Yesterday the water pressure started acting funky. Today it died. Fortunately our old friend Moses the Plumber managed to come out and check on it.

Nearly five hours have passed. There is still no running water, and he and two assistants are fighting with the well.

The water heater apparently died in spectacular fashion, having sprung a massive leak, forcing the well pump to work around the clock for several months.

This fried the well pump.

Submersible well pumps are not the cheapest piece of equipment in the homeowner’s arsenal. Fortunately the water heater was under warranty, so that wound up being free (and Lowe’s was fabulous about jumping through the hoops on the return.)
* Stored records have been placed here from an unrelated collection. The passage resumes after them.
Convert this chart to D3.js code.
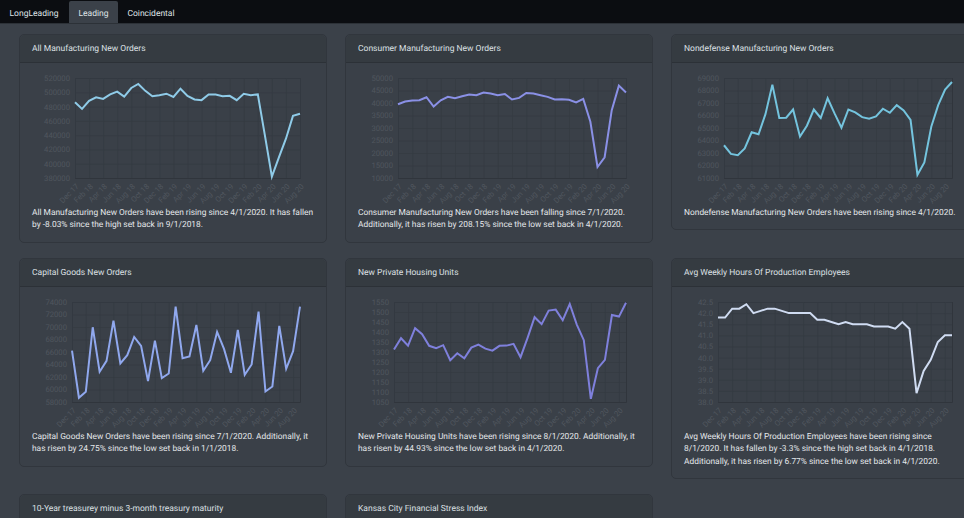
<!DOCTYPE html>
<html>
<head>
<meta charset="utf-8">
<title>Leading</title>
<script src="https://cdn.jsdelivr.net/npm/d3@7"></script>
<style>
html, body { margin: 0; width: 964px; height: 518px; overflow: hidden; background: #3b4149; font-family: Roboto, sans-serif; text-rendering: geometricPrecision; }
#nav { position: absolute; left: 0; top: 0; width: 964px; height: 23px; background: #0b0d11; border-bottom: 1px solid #2c3137; }
.tab { position: absolute; top: 1px; height: 22px; line-height: 26px; font-size: 8.5px; color: #dfe3e6; text-align: center; }
.tab.active { background: #3b4149; border-radius: 2px 2px 0 0; }
.card { position: absolute; width: 308px; box-sizing: border-box; background: #3a4048; border: 1px solid #31363d; border-radius: 5px; }
.card-head { height: 27px; line-height: 28px; padding-left: 12px; font-size: 8.5px; color: #dde0e4; background: #353b41; border-bottom: 1px solid #2c3137; border-radius: 5px 5px 0 0; }
.card-text { position: absolute; left: 12px; top: 171.5px; width: 290px; font-size: 8.4px; line-height: 12.6px; color: #e4e7ea; white-space: nowrap; }
svg { position: absolute; left: 0; top: 0; }
.tick text { fill: #50565e; font-size: 7.7px; font-family: Roboto, sans-serif; }
.tick line { stroke: #353b42; stroke-width: 0.8px; }
.domain { stroke: #30353c; stroke-width: 1px; }
</style>
</head>
<body>
<div id="nav"></div>
<div id="cards"></div>
<script>
const tabs = ["LongLeading", "Leading", "Coincidental"];
const tabX = [0, 69, 118];
const tabW = [68, 49, 66];

const months = ["Dec 17","Jan 18","Feb 18","Mar 18","Apr 18","May 18","Jun 18","Jul 18","Aug 18","Sep 18","Oct 18","Nov 18",
    "Dec 18","Jan 19","Feb 19","Mar 19","Apr 19","May 19","Jun 19","Jul 19","Aug 19","Sep 19","Oct 19","Nov 19",
    "Dec 19","Jan 20","Feb 20","Mar 20","Apr 20","May 20","Jun 20","Jul 20","Aug 20","Sep 20"];

const allOrders = [486000,476700,488000,493000,490700,497000,501000,494000,506000,511600,502000,494400,496000,498000,493500,505000,495000,490000,489000,497000,497000,494500,495000,489000,498000,496000,497000,440000,382000,409000,435000,467000,470000];
const consumerOrders = [39500,40600,41000,41100,42300,38600,41100,42450,41900,42700,43400,43100,44200,43800,43100,43600,41400,42050,44000,43800,43100,42450,41400,41500,41300,40200,41650,32500,14400,18300,37150,46950,44200];
const nondefenseOrders = [63620,62930,62830,63360,64660,64500,66110,68470,65800,65820,66480,64310,65180,66480,65800,67380,66170,65030,66480,66250,65870,65740,65930,66540,66220,66830,66400,65640,61260,62250,65100,66830,68070,68680];
const capitalOrders = [66230,58680,59640,69960,62830,64590,71020,64160,65490,68410,66980,61340,67830,61820,62560,73260,65010,65280,70330,62990,64690,69210,66500,62670,69530,62350,64000,72460,59690,60490,70170,63310,66130,73260];
const housingUnits = [1312,1369,1332,1419,1389,1331,1319,1334,1259,1294,1268,1322,1337,1317,1307,1331,1332,1341,1274,1371,1474,1439,1507,1512,1459,1540,1437,1359,1066,1219,1261,1485,1477,1546];
const weeklyHours = [41.8,41.8,42.2,42.2,42.4,42.0,42.1,42.2,42.2,42.1,42.0,42.0,42.0,42.0,41.7,41.7,41.6,41.5,41.6,41.5,41.5,41.5,41.4,41.4,41.4,41.3,41.6,41.3,38.4,39.4,39.9,40.7,41.0,41.0];

const titles = ["All Manufacturing New Orders","Consumer Manufacturing New Orders","Nondefense Manufacturing New Orders",
    "Capital Goods New Orders","New Private Housing Units","Avg Weekly Hours Of Production Employees",
    "10-Year treasurey minus 3-month treasury maturity","Kansas City Financial Stress Index"];
const series = [allOrders, consumerOrders, nondefenseOrders, capitalOrders, housingUnits, weeklyHours];
const yMin = [380000, 10000, 61000, 58000, 1050, 38];
const yMax = [520000, 50000, 69000, 74000, 1550, 42.5];
const yStep = [20000, 5000, 1000, 2000, 50, 0.5];
const lineColors = ["#8fcbe8", "#8a90e6", "#74c4de", "#90a8ee", "#7f80dc", "#d0dcf2"];
const notes = [
    ["All Manufacturing New Orders have been rising since 4/1/2020. It has fallen", "by -8.03% since the high set back in 9/1/2018."],
    ["Consumer Manufacturing New Orders have been falling since 7/1/2020.", "Additionally, it has risen by 208.15% since the low set back in 4/1/2020."],
    ["Nondefense Manufacturing New Orders have been rising since 4/1/2020."],
    ["Capital Goods New Orders have been rising since 7/1/2020. Additionally, it", "has risen by 24.75% since the low set back in 1/1/2018."],
    ["New Private Housing Units have been rising since 8/1/2020. Additionally, it", "has risen by 44.93% since the low set back in 4/1/2020."],
    ["Avg Weekly Hours Of Production Employees have been rising since", "8/1/2020. It has fallen by -3.3% since the high set back in 4/1/2018.", "Additionally, it has risen by 6.77% since the low set back in 4/1/2020."]
];

const cardX = [19, 345, 671];
const rowY = [34, 258, 494];
const plotLeft = [55, 52, 52, 52, 48, 46];

// Вкладки
d3.select("#nav").selectAll("div.tab")
    .data(tabs)
    .enter()
    .append("div")
    .attr("class", (d, i) => i === 1 ? "tab active" : "tab")
    .style("left", (d, i) => tabX[i] + "px")
    .style("width", (d, i) => tabW[i] + "px")
    .text(d => d);

titles.forEach((title, i) => {
    const lines = notes[i] || [];
    const card = d3.select("#cards").append("div")
        .attr("class", "card")
        .style("left", cardX[i % 3] + "px")
        .style("top", rowY[Math.floor(i / 3)] + "px")
        .style("height", lines.length ? (183.5 + 12.6 * lines.length) + "px" : "200px");

    card.append("div").attr("class", "card-head").text(title);
    if (!series[i]) return;

    const values = series[i];
    const left = plotLeft[i], right = 280, top = 43, bottom = 143;
    const labels = months.slice(0, values.length);

    const svg = card.append("svg").attr("width", 306).attr("height", 172);

    const x = d3.scalePoint().domain(labels).range([left, right]);
    const y = d3.scaleLinear().domain([yMin[i], yMax[i]]).range([bottom, top]);

    const yTicks = d3.range(yMin[i], yMax[i] + yStep[i] / 2, yStep[i]);
    const xTicks = labels.filter((d, k) => k % 2 === 0);

    // Сітка та підписи осей
    svg.append("g")
        .attr("transform", `translate(${left},0)`)
        .call(d3.axisLeft(y).tickValues(yTicks).tickSize(-(right - left)).tickPadding(5)
            .tickFormat(d => yStep[i] < 1 ? d.toFixed(1) : d));

    const xAxis = svg.append("g")
        .attr("transform", `translate(0,${bottom})`)
        .call(d3.axisBottom(x).tickValues(xTicks).tickSize(-(bottom - top)));
    xAxis.selectAll("text")
        .attr("text-anchor", "end")
        .attr("x", 0)
        .attr("y", 0)
        .attr("dy", "0.35em")
        .attr("transform", "translate(2,7) rotate(-45)");

    const line = d3.line()
        .x((d, k) => x(labels[k]))
        .y(d => y(d));

    svg.append("path")
        .datum(values)
        .attr("d", line)
        .attr("fill", "none")
        .attr("stroke", lineColors[i])
        .attr("stroke-width", 2);

    card.append("div")
        .attr("class", "card-text")
        .html(lines.join("<br>"));
});
</script>
</body>
</html>
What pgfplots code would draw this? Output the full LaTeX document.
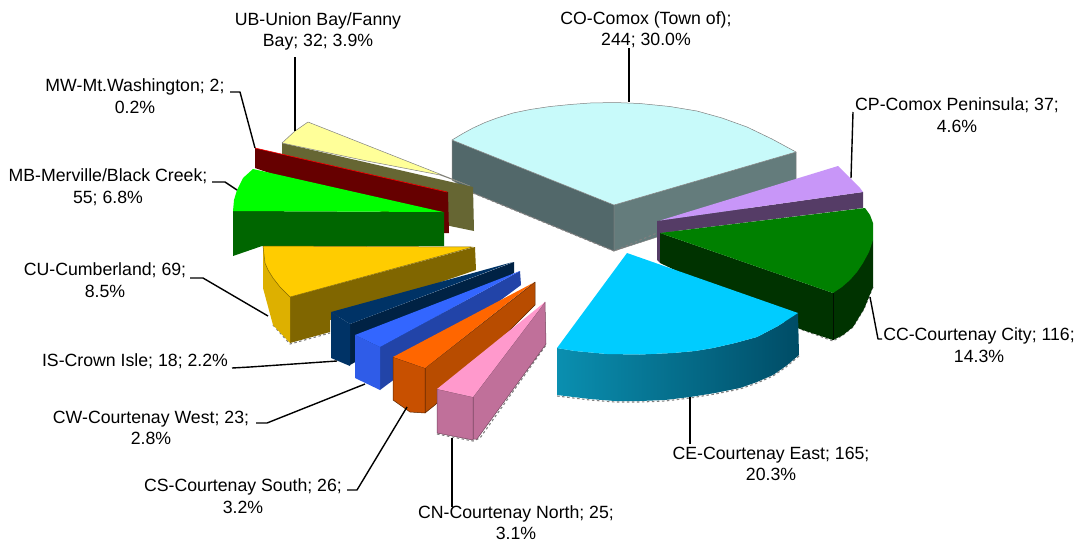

While pulling up the MASSIVE length of pipe in the well, (we have, as it happens, a 300 foot well)  they found cracks in the pipe, which was as cheap a model as a builder could possibly install. (“Well, you know,” said Moses, “you really want the black pipe, not the cheap white contractor pipe.” “Honey,” sez I, “I’m a children’s book author. You can tell me that we need pipe made out of diamonds and I will nod and say “Oh, really? Good to know!” )

As I speak, they are still pulling up pipe.

Now, these guys are awesome. I have total faith in them. They fixed the rain of gray water on the porch and the septic pump and all manner of plumbing woes. They will fix this. I have no doubt.

But I am very tired. I have run to Lowe’s more times than I like to count (laying out a shocking sum each time) and it is getting dark out. I have no idea if there will be water tonight or not, or if they are just going to call it a day (and who could blame them?) because they still have to lower a bajillion feet of pipe back DOWN the well and they would need to come back tomorrow morning to do it.

My hair feels gritty.

ETA: Oh my god, they were pulling up the pump, it was right at the top, and the pipe broke. (Safety rope? On this house? It is to laugh. They're installing one tomorrow morning.) So they have given up for the night, and our well now has a non-functional pump sitting at the bottom. You gotta laugh. Otherwise the screaming gets to be a bit much.